(Supplied entries)
—————
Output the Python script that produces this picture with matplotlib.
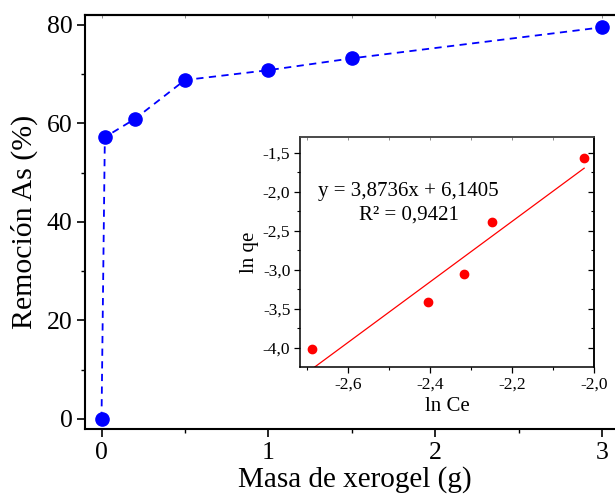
import matplotlib
matplotlib.use("Agg")
import matplotlib.pyplot as plt
import numpy as np

plt.rcParams['font.family'] = ['Liberation Serif', 'DejaVu Serif']
plt.rcParams['mathtext.fontset'] = 'stix'

# Main data
masa = [0.0, 0.02, 0.2, 0.5, 1.0, 1.5, 3.0]
remocion = [0.0, 57.2, 60.9, 68.8, 70.8, 73.2, 79.5]

# Inset data
ln_ce = [-2.688, -2.404, -2.318, -2.248, -2.024]
ln_qe = [-4.02, -3.41, -3.05, -2.39, -1.57]
slope, intercept = 3.8736, 6.1405

main_xticks = [0, 1, 2, 3]
main_yticks = [0, 20, 40, 60, 80]
inset_xticks = [-2.6, -2.4, -2.2, -2.0]
inset_xlabels = ['-2,6', '-2,4', '-2,2', '-2,0']
inset_yticks = [-4.0, -3.5, -3.0, -2.5, -2.0, -1.5]
inset_ylabels = ['-4,0', '-3,5', '-3,0', '-2,5', '-2,0', '-1,5']

W, H = 615, 498
fig = plt.figure(figsize=(W / 100, H / 100), dpi=100)

L, R, T, B = 85, 625, 15, 429
ax = fig.add_axes([L / W, 1 - B / H, (R - L) / W, (B - T) / H])
ax.plot(masa, remocion, linestyle=(0, (4, 3)), color='#0000ff', lw=1.3,
        marker='o', markersize=9.5, markerfacecolor='#0000ff', markeredgecolor='#0000ff')
ax.set_xlim(-0.099, 3.138)
ax.set_ylim(-2.03, 82.0)
ax.set_xticks(main_xticks)
ax.set_yticks(main_yticks)
ax.set_xticks([0.5, 1.5, 2.5], minor=True)
ax.set_yticks([10, 30, 50, 70], minor=True)
ax.tick_params(axis='both', which='major', direction='out', length=5.5, width=1.2, labelsize=18.5, pad=3.5)
ax.tick_params(axis='both', which='minor', direction='out', length=2.7, width=1.0)
ax.tick_params(top=False, right=False)
for s in ['left', 'bottom', 'top']:
    ax.spines[s].set_linewidth(1.5)
ax.spines['right'].set_visible(False)
secx = ax.secondary_xaxis('top')
secx.set_xticks(main_xticks + [0.5, 1.5, 2.5])
secx.tick_params(direction='in', length=2, width=0.6, labeltop=False, color='#777777')
secx.spines['top'].set_linewidth(1.5)
ax.set_xlabel('Masa de xerogel (g)', fontsize=21, labelpad=2)
ax.set_ylabel('Remoción As (%)', fontsize=21.5, labelpad=6)

# Inset
iL, iR, iT, iB = 300, 594, 137, 367
ins = fig.add_axes([iL / W, 1 - iB / H, (iR - iL) / W, (iB - iT) / H])
ins.plot(ln_ce, ln_qe, 'o', color='#ff0000', markersize=6)
xl = np.array([min(ln_ce), max(ln_ce)])
ins.plot(xl, slope * xl + intercept, color='#ff0000', lw=0.9)
ins.set_xlim(-2.717, -2.0)
ins.set_ylim(-4.245, -1.30)
ins.set_xticks(inset_xticks)
ins.set_xticklabels(inset_xlabels)
ins.set_yticks(inset_yticks)
ins.set_yticklabels(inset_ylabels)
ins.set_xticks([-2.7, -2.5, -2.3, -2.1], minor=True)
ins.set_yticks([-3.75, -3.25, -2.75, -2.25, -1.75], minor=True)
ins.tick_params(axis='both', which='major', direction='out', length=4, width=0.9, labelsize=12.5, pad=3)
ins.tick_params(axis='both', which='minor', direction='out', length=2.5, width=0.8)
for s in ins.spines.values():
    s.set_linewidth(1.1)
ins.spines['top'].set_color('#555555')
sx = ins.secondary_xaxis('top')
sx.set_xticks(inset_xticks + [-2.7, -2.5, -2.3, -2.1])
sx.tick_params(direction='in', length=2, width=0.6, labeltop=False, color='#777777')
sx.spines['top'].set_linewidth(1.1)
sy = ins.secondary_yaxis('right')
sy.set_yticks(inset_yticks)
sy.set_yticks([-3.75, -3.25, -2.75, -2.25, -1.75], minor=True)
sy.tick_params(which='major', direction='in', length=4, width=0.9, labelright=False)
sy.tick_params(which='minor', direction='in', length=2.5, width=0.8)
sy.spines['right'].set_linewidth(1.1)
ins.set_xlabel('ln Ce', fontsize=15, labelpad=3)
ins.set_ylabel('ln qe', fontsize=15, labelpad=3)
ins.text(-2.454, -2.0, 'y = 3,8736x + 6,1405', fontsize=15, ha='center', va='center')
ins.text(-2.452, -2.30, 'R² = 0,9421', fontsize=15, ha='center', va='center')

fig.savefig('out.png', dpi=100)
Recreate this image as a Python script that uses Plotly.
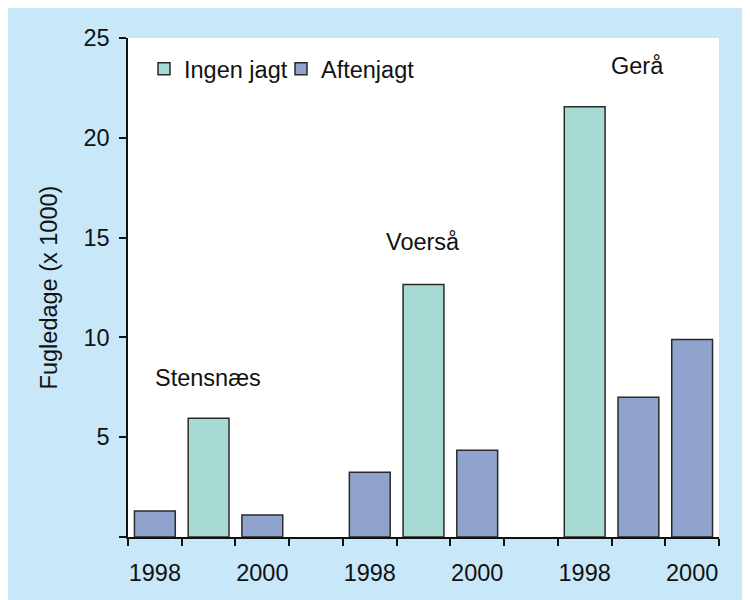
import plotly.graph_objects as go

# Data
categories = ["S1998", "S1999", "S2000", "gap1", "V1998", "V1999", "V2000", "gap2", "G1998", "G1999", "G2000"]
tick_labels = ["1998", "", "2000", "", "1998", "", "2000", "", "1998", "", "2000"]
ingen_jagt = [None, 5.95, None, None, None, 12.65, None, None, 21.55, None, None]
aftenjagt = [1.3, None, 1.1, None, 3.25, None, 4.35, None, None, 7.0, 9.9]
site_names = ["Stensnæs", "Voerså", "Gerå"]
site_x = [0.99, 4.99, 8.98]
site_y = [7.95, 14.8, 23.6]
y_ticks = [0, 5, 10, 15, 20, 25]
y_ticktext = ["", "5", "10", "15", "20", "25"]

GREEN = "#A6DAD2"
BLUE = "#8FA3CC"
PANEL = "#C8E7F9"
EDGE = "#2a2a2a"
FONT = "Liberation Sans, Arial, sans-serif"
FS = 23.5

fig = go.Figure()
fig.add_trace(go.Bar(x=categories, y=ingen_jagt, name="Ingen jagt", width=0.76,
                     marker=dict(color=GREEN, line=dict(color=EDGE, width=1.5))))
fig.add_trace(go.Bar(x=categories, y=aftenjagt, name="Aftenjagt", width=0.76,
                     marker=dict(color=BLUE, line=dict(color=EDGE, width=1.5))))

for name, x, y in zip(site_names, site_x, site_y):
    fig.add_annotation(x=x, y=y, text=name, showarrow=False,
                       font=dict(size=FS, color="#111"), xanchor="center", yanchor="middle")

# page has an 8px body margin; figure sized so it fills the rest of the window
W, H = 742, 592
L, T = 120, 30
pw, ph = 591, 499
R = W - L - pw
B = H - T - ph

fig.update_layout(
    width=W, height=H,
    margin=dict(l=L, r=R, t=T, b=B, pad=0, autoexpand=False),
    paper_bgcolor=PANEL,
    plot_bgcolor="white",
    barmode="overlay",
    font=dict(family=FONT, size=FS, color="#111"),
    showlegend=True,
    legend=dict(orientation="h", x=(144 - 8 - L) / pw, y=1 - (47 - 38) / ph, xanchor="left", yanchor="top",
                bgcolor="rgba(0,0,0,0)", font=dict(size=FS, color="#111"),
                itemwidth=30, traceorder="normal", tracegroupgap=0,
                entrywidth=92, entrywidthmode="pixels"),
)

fig.update_xaxes(
    type="category", categoryorder="array", categoryarray=categories,
    tickmode="array", tickvals=categories, ticktext=tick_labels, tickangle=0,
    tickson="boundaries", ticks="outside", ticklen=7, tickwidth=1.5, tickcolor="#111",
    showline=True, linecolor="#111", linewidth=1.5, automargin=False,
    showgrid=False, zeroline=False, range=[-0.5, 10.5],
    tickfont=dict(size=FS, color="#111"), ticklabelstandoff=14,
)
fig.update_yaxes(
    range=[0, 25], tickmode="array", tickvals=y_ticks, ticktext=y_ticktext,
    ticks="outside", ticklen=7, tickwidth=1.5, tickcolor="#111",
    showline=True, linecolor="#111", linewidth=1.5, automargin=False,
    showgrid=False, zeroline=False,
    tickfont=dict(size=FS, color="#111"), ticklabelstandoff=5,
    title=dict(text="Fugledage (x 1000)", font=dict(size=FS, color="#111"), standoff=19),
)

fig.write_html("out.html")
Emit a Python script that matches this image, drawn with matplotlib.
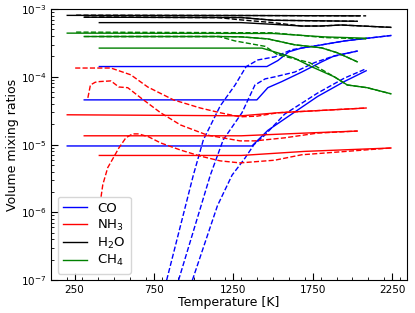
import numpy as np
import matplotlib
matplotlib.use("Agg")
import matplotlib.pyplot as plt
from matplotlib.ticker import MultipleLocator

# values, log10 of the mixing ratio
# model 1 (starts ~200 K), model 2 (~300 K), model 3 (~400 K)

# CO
co_s1_T = [406, 1461, 1530, 1600, 1680, 1800, 1950, 2242]
co_s1 = [-3.848, -3.848, -3.76, -3.63, -3.575, -3.53, -3.47, -3.39]
co_d1_T = [830, 998, 1061, 1167, 1261, 1330, 1405, 1511, 1617, 1680, 1800, 1950, 2242]
co_d1 = [-7.0, -5.45, -4.93, -4.43, -4.12, -3.85, -3.75, -3.705, -3.60, -3.575, -3.53, -3.47, -3.39]

co_s2_T = [311, 1398, 1467, 1555, 1680, 1805, 1886, 2030]
co_s2 = [-4.34, -4.34, -4.16, -4.07, -3.93, -3.78, -3.69, -3.62]
co_d2_T = [905, 1105, 1186, 1304, 1386, 1450, 1511, 1636, 1761, 1867, 2030]
co_d2 = [-7.0, -5.45, -4.93, -4.53, -4.12, -4.03, -4.0, -3.93, -3.79, -3.705, -3.62]

co_s3_T = [204, 1367, 1467, 1592, 1780, 1948, 2086]
co_s3 = [-5.02, -5.02, -4.79, -4.59, -4.29, -4.07, -3.91]
co_d3_T = [992, 1150, 1242, 1323, 1380, 1448, 1573, 1780, 1948, 2086]
co_d3 = [-7.0, -5.9, -5.45, -5.2, -5.0, -4.86, -4.55, -4.24, -4.02, -3.88]

# NH3
nh3_s1_T = [204, 1300, 1530, 2086]
nh3_s1 = [-4.56, -4.575, -4.53, -4.46]
nh3_d1_T = [254, 479, 604, 711, 873, 1042, 1167, 1292, 1400, 1530, 2086]
nh3_d1 = [-3.87, -3.87, -3.97, -4.15, -4.34, -4.46, -4.53, -4.59, -4.58, -4.53, -4.46]

nh3_s2_T = [311, 1300, 1700, 2030]
nh3_s2 = [-4.87, -4.87, -4.83, -4.80]
nh3_d2_T = [334, 350, 380, 406, 479, 529, 585, 667, 792, 917, 1086, 1292, 1386, 1573, 1780, 2030]
nh3_d2 = [-4.31, -4.12, -4.08, -4.07, -4.06, -4.15, -4.16, -4.31, -4.53, -4.71, -4.86, -4.945, -4.945, -4.90, -4.83, -4.80]

nh3_s3_T = [406, 1300, 1700, 2242]
nh3_s3 = [-5.16, -5.16, -5.10, -5.05]
nh3_d3_T = [417, 428, 459, 498, 529, 573, 615, 654, 717, 792, 917, 1042, 1167, 1292, 1511, 1680, 2242]
nh3_d3 = [-5.77, -5.59, -5.34, -5.18, -5.05, -4.90, -4.842, -4.842, -4.886, -4.975, -5.08, -5.17, -5.24, -5.27, -5.23, -5.15, -5.05]

# H2O
h2o_s1_T = [204, 1300, 2042]
h2o_s1 = [-3.093, -3.095, -3.10]
h2o_d1_T = [260, 1300, 2086]
h2o_d1 = [-3.09, -3.095, -3.10]

h2o_s2_T = [311, 1300, 1500, 2030]
h2o_s2 = [-3.12, -3.125, -3.165, -3.18]
h2o_d2_T = [311, 1300, 1500, 2030]
h2o_d2 = [-3.12, -3.125, -3.165, -3.18]

h2o_s3_T = [406, 1300, 1500, 1680, 1800, 1930, 2242]
h2o_s3 = [-3.20, -3.20, -3.225, -3.25, -3.25, -3.235, -3.27]
h2o_d3_T = [406, 1150, 1300, 1500, 1680, 1800, 1930, 2242]
h2o_d3 = [-3.12, -3.125, -3.16, -3.20, -3.25, -3.25, -3.235, -3.27]

# CH4
ch4_s1_T = [204, 1500, 1820, 2086]
ch4_s1 = [-3.355, -3.36, -3.41, -3.43]
ch4_d1_T = [260, 1500, 1820, 2086]
ch4_d1 = [-3.34, -3.35, -3.42, -3.44]

ch4_s2_T = [311, 1160, 1300, 1467, 1636, 1805, 1905, 2030]
ch4_s2 = [-3.405, -3.405, -3.41, -3.44, -3.527, -3.572, -3.645, -3.778]
ch4_d2_T = [311, 1160, 1300, 1467, 1636, 1805, 1905, 2030]
ch4_d2 = [-3.405, -3.405, -3.41, -3.44, -3.527, -3.572, -3.645, -3.778]

ch4_s3_T = [406, 1430, 1530, 1630, 1742, 1886, 1967, 2092, 2242]
ch4_s3 = [-3.576, -3.576, -3.646, -3.72, -3.85, -4.0, -4.12, -4.16, -4.25]
ch4_d3_T = [406, 1160, 1260, 1450, 1530, 1611, 1730, 1886, 1967, 2092, 2242]
ch4_d3 = [-3.405, -3.405, -3.47, -3.55, -3.675, -3.72, -3.79, -4.0, -4.12, -4.16, -4.25]

species = ["CO", "NH$_3$", "H$_2$O", "CH$_4$"]
colors = ["blue", "red", "black", "green"]

lines = {
    "blue": [(co_s1_T, co_s1, co_d1_T, co_d1),
             (co_s2_T, co_s2, co_d2_T, co_d2),
             (co_s3_T, co_s3, co_d3_T, co_d3)],
    "red": [(nh3_s1_T, nh3_s1, nh3_d1_T, nh3_d1),
            (nh3_s2_T, nh3_s2, nh3_d2_T, nh3_d2),
            (nh3_s3_T, nh3_s3, nh3_d3_T, nh3_d3)],
    "black": [(h2o_s1_T, h2o_s1, h2o_d1_T, h2o_d1),
              (h2o_s2_T, h2o_s2, h2o_d2_T, h2o_d2),
              (h2o_s3_T, h2o_s3, h2o_d3_T, h2o_d3)],
    "green": [(ch4_s1_T, ch4_s1, ch4_d1_T, ch4_d1),
              (ch4_s2_T, ch4_s2, ch4_d2_T, ch4_d2),
              (ch4_s3_T, ch4_s3, ch4_d3_T, ch4_d3)],
}

fig = plt.figure(figsize=(4.15, 3.13), dpi=100)
ax = fig.add_axes([0.123, 0.105, 0.858, 0.866])

lw = 1.0
for c in colors:
    for sT, s, dT, d in lines[c]:
        ax.plot(sT, np.power(10.0, s), color=c, lw=lw, ls="-")
        ax.plot(dT, np.power(10.0, d), color=c, lw=lw, ls="--")

ax.set_yscale("log")
ax.set_ylim(1e-7, 1e-3)
ax.set_xticks([250, 750, 1250, 1750, 2250])
ax.xaxis.set_minor_locator(MultipleLocator(100))
ax.tick_params(which="both", direction="in", labelsize=7.5)
ax.tick_params(which="major", length=5)
ax.tick_params(which="minor", length=2.5)

ax.set_xlabel("Temperature [K]", fontsize=9, labelpad=1)
ax.set_ylabel("Volume mixing ratios", fontsize=9, labelpad=1)

handles = [plt.Line2D([], [], color=c, lw=lw) for c in colors]
ax.legend(handles, species, loc="lower left", fontsize=9.5,
          labelspacing=0.2, handlelength=1.8, borderpad=0.4)

fig.savefig("out.png", dpi=100)
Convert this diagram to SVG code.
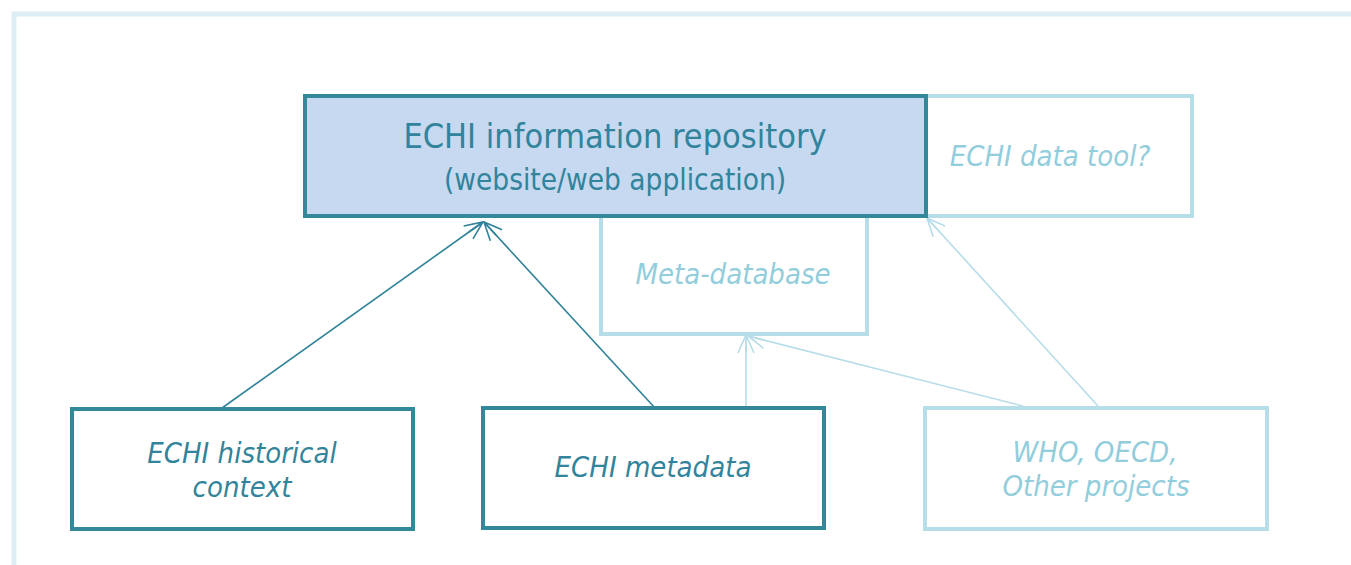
<svg xmlns="http://www.w3.org/2000/svg" width="1351" height="565" viewBox="0 0 1351 565">
<defs>
<style>
.dark{fill:#fff;stroke:#338899;stroke-width:4}
.light{fill:#fff;stroke:#b6dde8;stroke-width:4}
.tdark{fill:#31849b;font-family:"DejaVu Sans Condensed","DejaVu Sans",sans-serif;text-anchor:middle}
.tlight{fill:#92cddc;font-family:"DejaVu Sans Condensed","DejaVu Sans",sans-serif;text-anchor:middle;font-style:italic;font-size:29px}
.it{font-style:italic;font-size:29px}
.cd{stroke:#2f8298;stroke-width:1.6;fill:none}
.cl{stroke:#b6dde8;stroke-width:1.6;fill:none}
</style>
<marker id="ad" viewBox="0 0 20 20" refX="19" refY="10" markerWidth="20" markerHeight="20" markerUnits="userSpaceOnUse" orient="auto"><path d="M1,2 L19,10 L1,18 M19,10 L1,10" fill="none" stroke="#2f8298" stroke-width="1.6"/></marker>
<marker id="al" viewBox="0 0 20 20" refX="19" refY="10" markerWidth="20" markerHeight="20" markerUnits="userSpaceOnUse" orient="auto"><path d="M1,2 L19,10 L1,18 M19,10 L1,10" fill="none" stroke="#b6dde8" stroke-width="1.6"/></marker>
</defs>
<rect x="14" y="14" width="1350" height="570" fill="#fff" stroke="#dcedf3" stroke-width="5"/>
<g id="connectors">
<line class="cd" x1="222" y1="408" x2="483" y2="222" marker-end="url(#ad)"/>
<line class="cd" x1="655" y1="408" x2="484" y2="222" marker-end="url(#ad)"/>
<line class="cl" x1="746" y1="407" x2="746" y2="335" marker-end="url(#al)"/>
<line class="cl" x1="1023" y1="406" x2="748" y2="336" marker-end="url(#al)"/>
<line class="cl" x1="1098" y1="406" x2="927" y2="218" marker-end="url(#al)"/>
</g>
<g id="datatool">
<rect class="light" x="926" y="96" width="266" height="120"/>
<text class="tlight" x="1050" y="166">ECHI data tool?</text>
</g>
<g id="metadatabase">
<rect class="light" x="601" y="200" width="266" height="134"/>
<text class="tlight" x="733" y="284">Meta-database</text>
</g>
<g id="repository">
<rect x="305" y="96" width="621" height="120" fill="#c6d9f0" stroke="#338899" stroke-width="4"/>
<text class="tdark" x="615" y="148" font-size="34">ECHI information repository</text>
<text class="tdark" x="615" y="190" font-size="29.5">(website/web application)</text>
</g>
<g id="historical">
<rect class="dark" x="72" y="409" width="341" height="120"/>
<text class="tdark it" x="242" y="463">ECHI historical</text>
<text class="tdark it" x="242" y="497">context</text>
</g>
<g id="metadata">
<rect class="dark" x="483" y="408" width="341" height="120"/>
<text class="tdark it" x="653" y="477">ECHI metadata</text>
</g>
<g id="who">
<rect class="light" x="925" y="408" width="342" height="121"/>
<text class="tlight" x="1095" y="462">WHO, OECD,</text>
<text class="tlight" x="1096" y="496">Other projects</text>
</g>
</svg>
—————
(Description of the task)
Reproduce exactly, and only, the lines from the one containing "Recreate this image" through the one containing "B = H - T - ph", including both; leave out any pictures.

(Exercise response)
Recreate this image as a Python script that uses Plotly.
import plotly.graph_objects as go

# Data
categories = ["S1998", "S1999", "S2000", "gap1", "V1998", "V1999", "V2000", "gap2", "G1998", "G1999", "G2000"]
tick_labels = ["1998", "", "2000", "", "1998", "", "2000", "", "1998", "", "2000"]
ingen_jagt = [None, 5.95, None, None, None, 12.65, None, None, 21.55, None, None]
aftenjagt = [1.3, None, 1.1, None, 3.25, None, 4.35, None, None, 7.0, 9.9]
site_names = ["Stensnæs", "Voerså", "Gerå"]
site_x = [0.99, 4.99, 8.98]
site_y = [7.95, 14.8, 23.6]
y_ticks = [0, 5, 10, 15, 20, 25]
y_ticktext = ["", "5", "10", "15", "20", "25"]

GREEN = "#A6DAD2"
BLUE = "#8FA3CC"
PANEL = "#C8E7F9"
EDGE = "#2a2a2a"
FONT = "Liberation Sans, Arial, sans-serif"
FS = 23.5

fig = go.Figure()
fig.add_trace(go.Bar(x=categories, y=ingen_jagt, name="Ingen jagt", width=0.76,
                     marker=dict(color=GREEN, line=dict(color=EDGE, width=1.5))))
fig.add_trace(go.Bar(x=categories, y=aftenjagt, name="Aftenjagt", width=0.76,
                     marker=dict(color=BLUE, line=dict(color=EDGE, width=1.5))))

for name, x, y in zip(site_names, site_x, site_y):
    fig.add_annotation(x=x, y=y, text=name, showarrow=False,
                       font=dict(size=FS, color="#111"), xanchor="center", yanchor="middle")

# page has an 8px body margin; figure sized so it fills the rest of the window
W, H = 742, 592
L, T = 120, 30
pw, ph = 591, 499
R = W - L - pw
B = H - T - ph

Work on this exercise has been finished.